Though it was presented at a science conference and was the result of nine years of work, the findings have not yet been published in a scientific journal and have not been peer reviewed.
Boston has planned more genetic tests for the microbes she revived both in the lab and on site.
The life forms — 40 different strains of microbes and even some viruses — are so strange that the most similar organisms are still 10 percent different genetically.
The Naica caves — an abandoned lead and zinc mine — are 800m deep. Before drilling occurred by a mining company, the mines had been completely cut off from the outside world. Some were as vast as cathedrals, with crystals lining the iron walls. They were also so hot that scientists had to don cheap versions of space suits to prevent contamination with outside life and had ice packs all over their bodies.
Boston said the team could only work for about 20 minutes at a time before ducking to a “cool” room that was about 38oC.
NASA would not allow Boston to share her work for outside review before Friday’s announcement, so scientists could not say much.
However, University of South Florida biologist Norine Noonan, who was not part of the study, but was on a panel where Boston presented her work, said it made sense.
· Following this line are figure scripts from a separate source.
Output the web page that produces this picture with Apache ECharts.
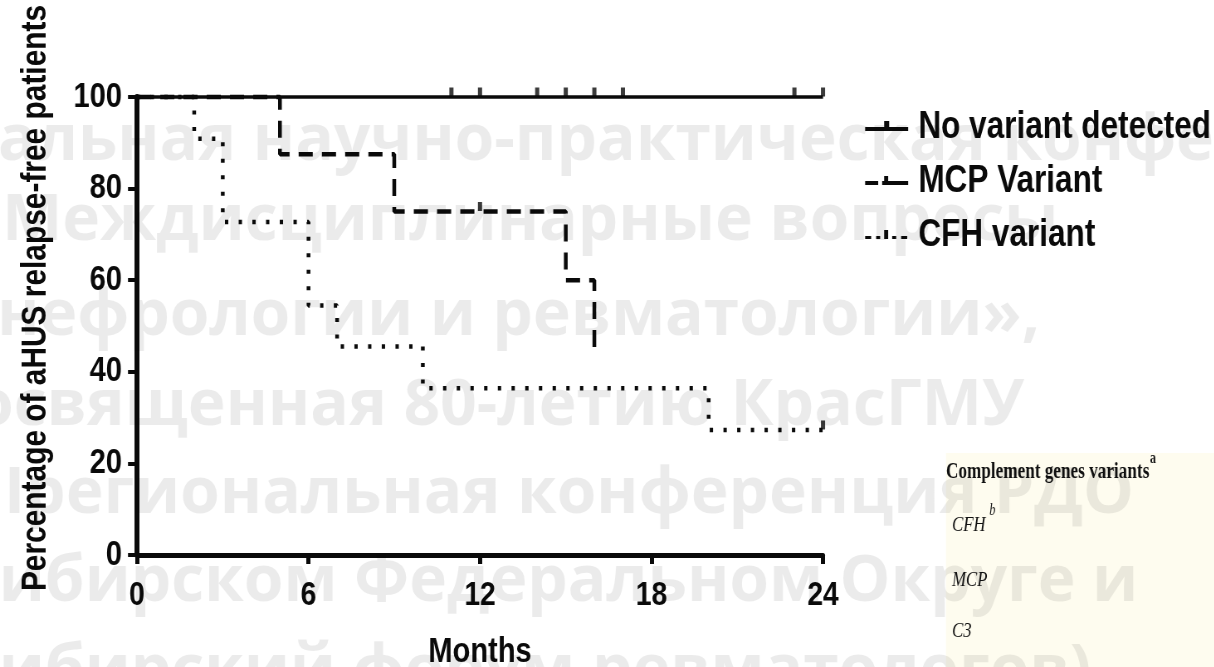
<!DOCTYPE html>
<html>
<head>
<meta charset="utf-8">
<script src="https://cdn.jsdelivr.net/npm/echarts@6/dist/echarts.min.js"></script>
<style>
html,body{margin:0;padding:0;background:#fff;overflow:hidden;}
#wrap{width:1214px;height:667px;overflow:hidden;position:relative;}
#chart{height:667px;transform-origin:0 0;position:absolute;left:0;top:0;}
</style>
</head>
<body>
<div id="wrap"><div id="chart"></div></div>
<script>
// ---- data ----
const xTicks = [0, 6, 12, 18, 24];
const yTicks = [0, 20, 40, 60, 80, 100];
const seriesNames = ['No variant detected', 'MCP Variant', 'CFH variant'];
const xAxisTitle = 'Months';
const yAxisTitle = 'Percentage of aHUS relapse-free patients';

const noVariantTimes = [0, 24];
const noVariantValues = [100, 100];
const noVariantCensorTimes = [11, 12, 14, 15, 16, 17, 23, 24];
const noVariantCensorValues = [100, 100, 100, 100, 100, 100, 100, 100];

const mcpTimes = [0, 5, 9, 15, 16];
const mcpValues = [100, 87.5, 75, 60, 45];
const mcpCensorTimes = [12];
const mcpCensorValues = [75];

const cfhTimes = [0, 2, 3, 6, 7, 10, 20, 24];
const cfhValues = [100, 90.9, 72.7, 54.5, 45.5, 36.4, 27.3, 27.3];
const cfhCensorTimes = [24];
const cfhCensorValues = [27.3];

const watermarkLines = [
  'альная научно-практическая конференция',
  'Междисциплинарные вопросы',
  'нефрологии и ревматологии»,',
  'освященная 80-летию КрасГМУ',
  'Iрегиональная конференция РДО',
  'Сибирском Федеральном Округе и',
  'Сибирский форум ревматологов)'
];

const tableTitle = 'Complement genes variants';
const tableRows = ['CFH', 'MCP', 'C3'];

// ---- layout (screen px) ----
const S = 0.83;                       // horizontal squeeze of the original figure
const W = Math.round(1214 / S);
const sx = v => v / S;                // screen x -> chart x
const wmX = [-2, 2, -3, -26, 4, -42, -42];
const wmY = [142, 222, 317, 407, 495, 583, 672];

const chartEl = document.getElementById('chart');
chartEl.style.width = W + 'px';
chartEl.style.transform = 'scaleX(' + S + ')';

const zip = (a, b) => a.map((v, i) => [v, b[i]]);
const SANS = "'Liberation Sans', Arial, sans-serif";
const SERIF = "'Liberation Serif', 'Times New Roman', serif";
const BLACK = '#0a0a0a';

const chart = echarts.init(chartEl, null, {renderer: 'canvas', width: W, height: 667});

const censorStyle = {
  type: 'scatter', symbol: 'rect', symbolSize: [5, 9], symbolOffset: [0, -5],
  itemStyle: {color: BLACK}, silent: true, clip: false, z: 5
};

const graphics = [
  // y axis title: narrow glyphs along its length, full glyph height
  {type: 'text', x: sx(36), y: 298, rotation: Math.PI / 2, scaleX: S, scaleY: 1 / S, z: 2,
    style: {text: yAxisTitle, fontFamily: SANS, fontWeight: 'bold', fontSize: 36, fill: BLACK, align: 'center', verticalAlign: 'middle'}},
  {type: 'rect', shape: {x: sx(946), y: 453, width: sx(268) + 2, height: 214}, style: {fill: '#fefcef'}, z: 1, silent: true},
  {type: 'text', x: sx(946), y: 458, scaleX: 0.9, z: 2, style: {
    text: '{t|' + tableTitle + '}{s|a}', align: 'left', verticalAlign: 'top',
    rich: {
      t: {fontFamily: SERIF, fontWeight: 'bold', fontSize: 23, lineHeight: 26, fill: '#111', verticalAlign: 'bottom'},
      s: {fontFamily: SERIF, fontWeight: 'bold', fontSize: 16, lineHeight: 26, fill: '#111', verticalAlign: 'top', padding: [-7, 0, 0, 1]}
    }}},
  {type: 'text', x: sx(952), y: 511, scaleX: 0.92, z: 2, style: {
    text: '{t|' + tableRows[0] + '}{s|b}', align: 'left', verticalAlign: 'top',
    rich: {
      t: {fontFamily: SERIF, fontStyle: 'italic', fontSize: 22, lineHeight: 25, fill: '#111', verticalAlign: 'bottom'},
      s: {fontFamily: SERIF, fontStyle: 'italic', fontSize: 16, lineHeight: 25, fill: '#111', verticalAlign: 'top', padding: [-8, 0, 0, 5]}
    }}},
  {type: 'text', x: sx(952), y: 591, scaleX: 0.92, z: 2, style: {text: tableRows[1], fontFamily: SERIF, fontStyle: 'italic', fontSize: 22, fill: '#111', align: 'left', verticalAlign: 'bottom'}},
  {type: 'text', x: sx(952), y: 642, scaleX: 0.92, z: 2, style: {text: tableRows[2], fontFamily: SERIF, fontStyle: 'italic', fontSize: 22, fill: '#111', align: 'left', verticalAlign: 'bottom'}}
];
watermarkLines.forEach((t, i) => {
  graphics.push({
    type: 'text', x: sx(wmX[i]), y: wmY[i], scaleX: 1 / S, silent: true, z: 100,
    style: {text: t, fontFamily: "'Open Sans', sans-serif", fontWeight: 'bold', fontSize: 64,
      fill: 'rgba(0,0,0,0.08)', align: 'left', verticalAlign: 'middle'}
  });
});

const option = {
  backgroundColor: '#ffffff',
  animation: false,
  grid: {left: sx(137), top: 97, right: W - sx(823), bottom: 112, containLabel: false, outerBoundsMode: 'none'},
  legend: {
    orient: 'vertical', left: sx(861), top: 104, itemWidth: sx(43), itemHeight: 14, itemGap: 16,
    symbolKeepAspect: false, selectedMode: false,
    textStyle: {fontFamily: SANS, fontWeight: 'bold', fontSize: 38, lineHeight: 38, color: BLACK, padding: [0, 0, 0, sx(6)]},
    data: [
      {name: seriesNames[0], icon: 'path://M0,0M43,14M0,6H43V10H0Z M19,0H24V6H19Z'},
      {name: seriesNames[1], icon: 'path://M0,0M43,14M0,6H13V10H0Z M17,6H43V10H17Z M19,1H23V6H19Z'},
      {name: seriesNames[2], icon: 'path://M0,0M43,14M0,7H6V10H0Z M11,7H15V10H11Z M19,1H23V10H19Z M27,7H31V10H27Z M36,7H42V10H36Z'}
    ]
  },
  xAxis: {
    type: 'value', min: xTicks[0], max: xTicks[xTicks.length - 1], interval: 6,
    name: xAxisTitle, nameLocation: 'middle', nameGap: 80,
    nameTextStyle: {fontFamily: SANS, fontWeight: 'bold', fontSize: 35, color: BLACK},
    axisLine: {show: true, lineStyle: {color: BLACK, width: 5}},
    axisTick: {show: true, length: 9, lineStyle: {color: BLACK, width: 5}},
    axisLabel: {fontFamily: SANS, fontWeight: 'bold', fontSize: 34, color: BLACK, margin: 24},
    splitLine: {show: false}
  },
  yAxis: {
    type: 'value', min: yTicks[0], max: yTicks[yTicks.length - 1], interval: 20,
    axisLine: {show: true, lineStyle: {color: BLACK, width: 6}},
    axisTick: {show: true, length: sx(9), lineStyle: {color: BLACK, width: 4}},
    axisLabel: {fontFamily: SANS, fontWeight: 'bold', fontSize: 35, color: BLACK, margin: sx(15)},
    splitLine: {show: false}
  },
  series: [
    {name: seriesNames[2], type: 'line', step: 'end', symbol: 'none', clip: false, z: 3,
      data: zip(cfhTimes, cfhValues), color: BLACK,
      lineStyle: {color: BLACK, width: 4.5, type: [4, 12.5], cap: 'butt'}},
    {name: seriesNames[1], type: 'line', step: 'end', symbol: 'none', clip: false, z: 3,
      data: zip(mcpTimes, mcpValues), color: BLACK,
      lineStyle: {color: BLACK, width: 4.5, type: [17, 11], cap: 'butt'}},
    {name: seriesNames[0], type: 'line', step: 'end', symbol: 'none', clip: false, z: 4,
      data: zip(noVariantTimes, noVariantValues), color: BLACK,
      lineStyle: {color: BLACK, width: 3.5, type: 'solid'}},
    Object.assign({name: 'nv-censor', data: zip(noVariantCensorTimes, noVariantCensorValues)}, censorStyle),
    Object.assign({name: 'mcp-censor', data: zip(mcpCensorTimes, mcpCensorValues)}, censorStyle),
    Object.assign({name: 'cfh-censor', data: zip(cfhCensorTimes, cfhCensorValues)}, censorStyle)
  ],
  graphic: graphics
};
chart.setOption(option);
</script>
</body>
</html>
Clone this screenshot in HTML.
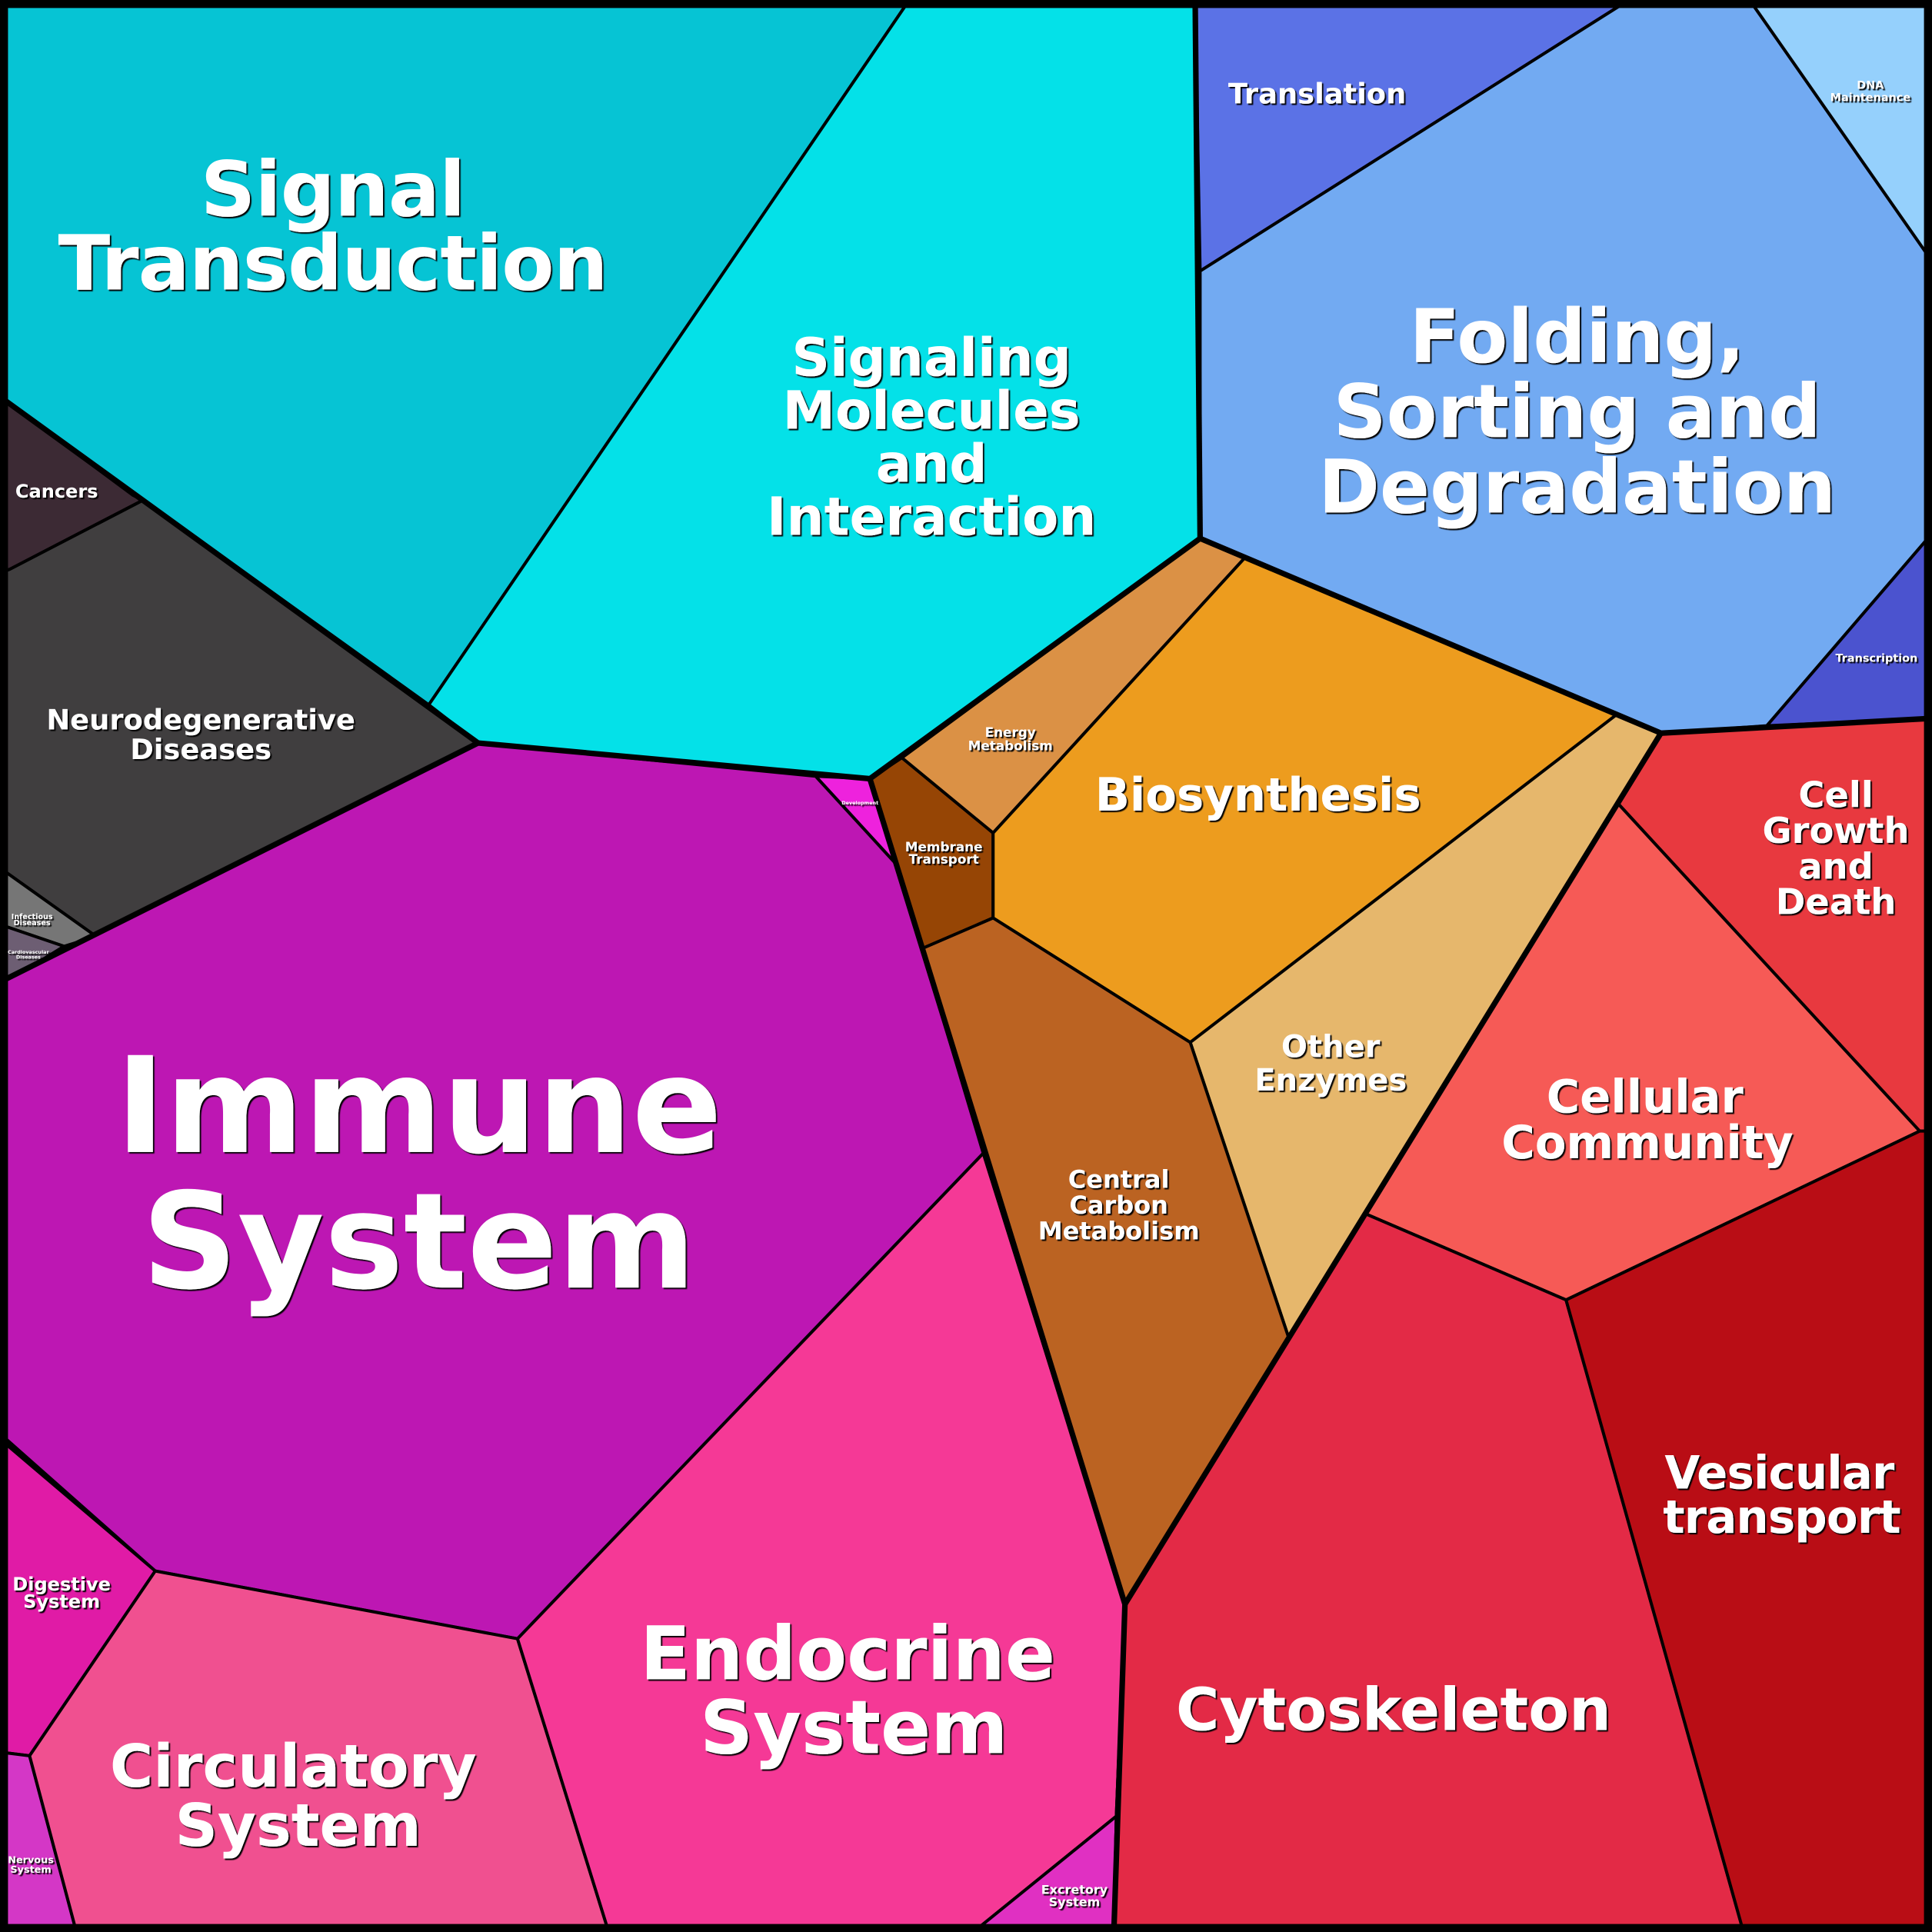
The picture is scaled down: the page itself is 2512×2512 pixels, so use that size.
<!DOCTYPE html>
<html><head><meta charset="utf-8"><style>
html,body{margin:0;padding:0;background:#000;}
svg{display:block;}
text{font-family:"DejaVu Sans","Liberation Sans",sans-serif;font-weight:bold;fill:#fff;text-anchor:middle;}
.s{filter:url(#sh);}
</style></head><body>
<svg width="2512" height="2512" viewBox="0 0 1568 1568" xmlns="http://www.w3.org/2000/svg">
<defs><filter id="sh" x="-10%" y="-10%" width="120%" height="130%"><feDropShadow dx="1.2" dy="1.2" stdDeviation="0.3" flood-color="#000" flood-opacity="1"/></filter></defs>
<g stroke="#000" stroke-width="2.5" stroke-linejoin="round">
<polygon fill="#06c4d4" points="0,0 738,0 348,572 0,322"/>
<polygon fill="#04e1e8" points="738,0 970,0 974,437 706,632 662,630 388,603 348,572"/>
<polygon fill="#3c2a34" points="0,322 108,402 116,406 8,462 0,465"/>
<polygon fill="#403e3f" points="0,465 8,462 116,406 388,603 78,760 5,708"/>
<polygon fill="#767676" points="5,708 78,760 52,768 5,752"/>
<polygon fill="#6d5e73" points="5,752 52,768 5,797"/>
<polygon fill="#bd17b3" points="0,797 388,603 662,630 728,702 798,936 420,1330 126,1275 5,1168"/>
<polygon fill="#ee22dd" points="662,630 706,632 728,702"/>
<polygon fill="#e01ba6" points="0,1168 126,1275 24,1425 0,1422"/>
<polygon fill="#d437c6" points="0,1422 24,1425 62,1568 0,1568"/>
<polygon fill="#f05090" points="24,1425 126,1275 420,1330 494,1568 62,1568"/>
<polygon fill="#f53996" points="420,1330 798,936 913,1302 906,1474 790,1568 494,1568"/>
<polygon fill="#e030c2" points="906,1474 790,1568 904,1568"/>
<polygon fill="#964505" points="706,632 732,615 806,676 806,745 748,770"/>
<polygon fill="#db9145" points="732,615 974,437 1010,453 806,676"/>
<polygon fill="#ed9c1e" points="1010,453 1312,580 966,846 806,745 806,676"/>
<polygon fill="#e6b76c" points="1312,580 1348,595 1046,1086 966,846"/>
<polygon fill="#bb6322" points="748,770 806,745 966,846 1046,1086 913,1302"/>
<polygon fill="#5b72e6" points="970,0 1322,0 974,220"/>
<polygon fill="#72aaf2" points="1322,0 1420,0 1568,212 1568,433 1434,589 1348,595 1010,453 974,437 974,220"/>
<polygon fill="#95d0fc" points="1420,0 1568,0 1568,212"/>
<polygon fill="#4b53cf" points="1568,433 1434,589 1568,583"/>
<polygon fill="#e8393f" points="1348,595 1568,583 1568,918 1558,918 1313,652"/>
<polygon fill="#f65a56" points="1313,652 1558,918 1271,1055 1108,985"/>
<polygon fill="#e32a46" points="1046,1086 1108,985 1271,1055 1415,1568 904,1568 906,1474 913,1302"/>
<polygon fill="#b90d15" points="1271,1055 1558,918 1568,918 1568,1568 1415,1568"/>
</g>
<g stroke="#000" stroke-width="4.5" fill="none" stroke-linejoin="round">
<polyline points="0,322 388,603 0,797"/>
<polyline points="388,603 706,632 974,437 1348,595 1568,583"/>
<polyline points="970,0 974,437"/>
<polyline points="706,632 913,1302 904,1568"/>
<polyline points="1348,595 913,1302"/>
</g>
<rect x="3" y="3" width="1562" height="1562" fill="none" stroke="#000" stroke-width="7"/>
<g class="s">
<text x="270" y="175" font-size="62" letter-spacing="-0.5">Signal</text>
<text x="270" y="235" font-size="62" letter-spacing="-0.5">Transduction</text>
<text x="756" y="305" font-size="43">Signaling</text>
<text x="756" y="348" font-size="43">Molecules</text>
<text x="756" y="391" font-size="43">and</text>
<text x="756" y="434" font-size="43">Interaction</text>
<text x="1069" y="84" font-size="23">Translation</text>
<text x="1280" y="294" font-size="60">Folding,</text>
<text x="1280" y="355" font-size="60">Sorting and</text>
<text x="1280" y="416" font-size="60">Degradation</text>
<text x="1518" y="72" font-size="9" font-weight="normal">DNA</text>
<text x="1518" y="82" font-size="9" font-weight="normal">Maintenance</text>
<text x="1523" y="537" font-size="9" font-weight="normal">Transcription</text>
<text x="46" y="404" font-size="15">Cancers</text>
<text x="163" y="592" font-size="23">Neurodegenerative</text>
<text x="163" y="616" font-size="23">Diseases</text>
<text x="26" y="746" font-size="6">Infectious</text>
<text x="26" y="751" font-size="6">Diseases</text>
<text x="23" y="774" font-size="4">Cardiovascular</text>
<text x="23" y="778" font-size="4">Diseases</text>
<text x="340" y="935" font-size="108">Immune</text>
<text x="340" y="1045" font-size="108">System</text>
<text x="698" y="653" font-size="4" font-weight="normal">Development</text>
<text x="50" y="1291" font-size="15">Digestive</text>
<text x="50" y="1305" font-size="15">System</text>
<text x="25" y="1512" font-size="8">Nervous</text>
<text x="25" y="1520" font-size="8">System</text>
<text x="238" y="1450" font-size="48">Circulatory</text>
<text x="242" y="1498" font-size="48">System</text>
<text x="688" y="1363" font-size="60">Endocrine</text>
<text x="693" y="1423" font-size="60">System</text>
<text x="872" y="1537" font-size="10" font-weight="normal">Excretory</text>
<text x="872" y="1547" font-size="10" font-weight="normal">System</text>
<text x="766" y="691" font-size="10.5">Membrane</text>
<text x="766" y="701" font-size="10.5">Transport</text>
<text x="820" y="598" font-size="10.5">Energy</text>
<text x="820" y="609" font-size="10.5">Metabolism</text>
<text x="1021" y="658" font-size="37">Biosynthesis</text>
<text x="1080" y="858" font-size="25">Other</text>
<text x="1080" y="885" font-size="25">Enzymes</text>
<text x="908" y="964" font-size="20">Central</text>
<text x="908" y="985" font-size="20">Carbon</text>
<text x="908" y="1006" font-size="20">Metabolism</text>
<text x="1490" y="655" font-size="29">Cell</text>
<text x="1490" y="684" font-size="29">Growth</text>
<text x="1490" y="713" font-size="29">and</text>
<text x="1490" y="742" font-size="29">Death</text>
<text x="1335" y="903" font-size="37">Cellular</text>
<text x="1337" y="940" font-size="37">Community</text>
<text x="1444" y="1208" font-size="37" letter-spacing="-0.5">Vesicular</text>
<text x="1446" y="1244" font-size="37" letter-spacing="-0.5">transport</text>
<text x="1131" y="1404" font-size="48">Cytoskeleton</text>
</g>
</svg>
</body></html>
“Why are we surprised?” Noonan said. “As a biologist, I would say life on Earth is extremely tough and extremely versatile.”
It is not the only strange life Boston is examining. She is also studying microbes commonly found in caves in the US, Ukraine and elsewhere that eat copper sulfate and seem to be nearly indestructible.
“It’s simply another illustration of just how completely tough Earth life is,” Boston said.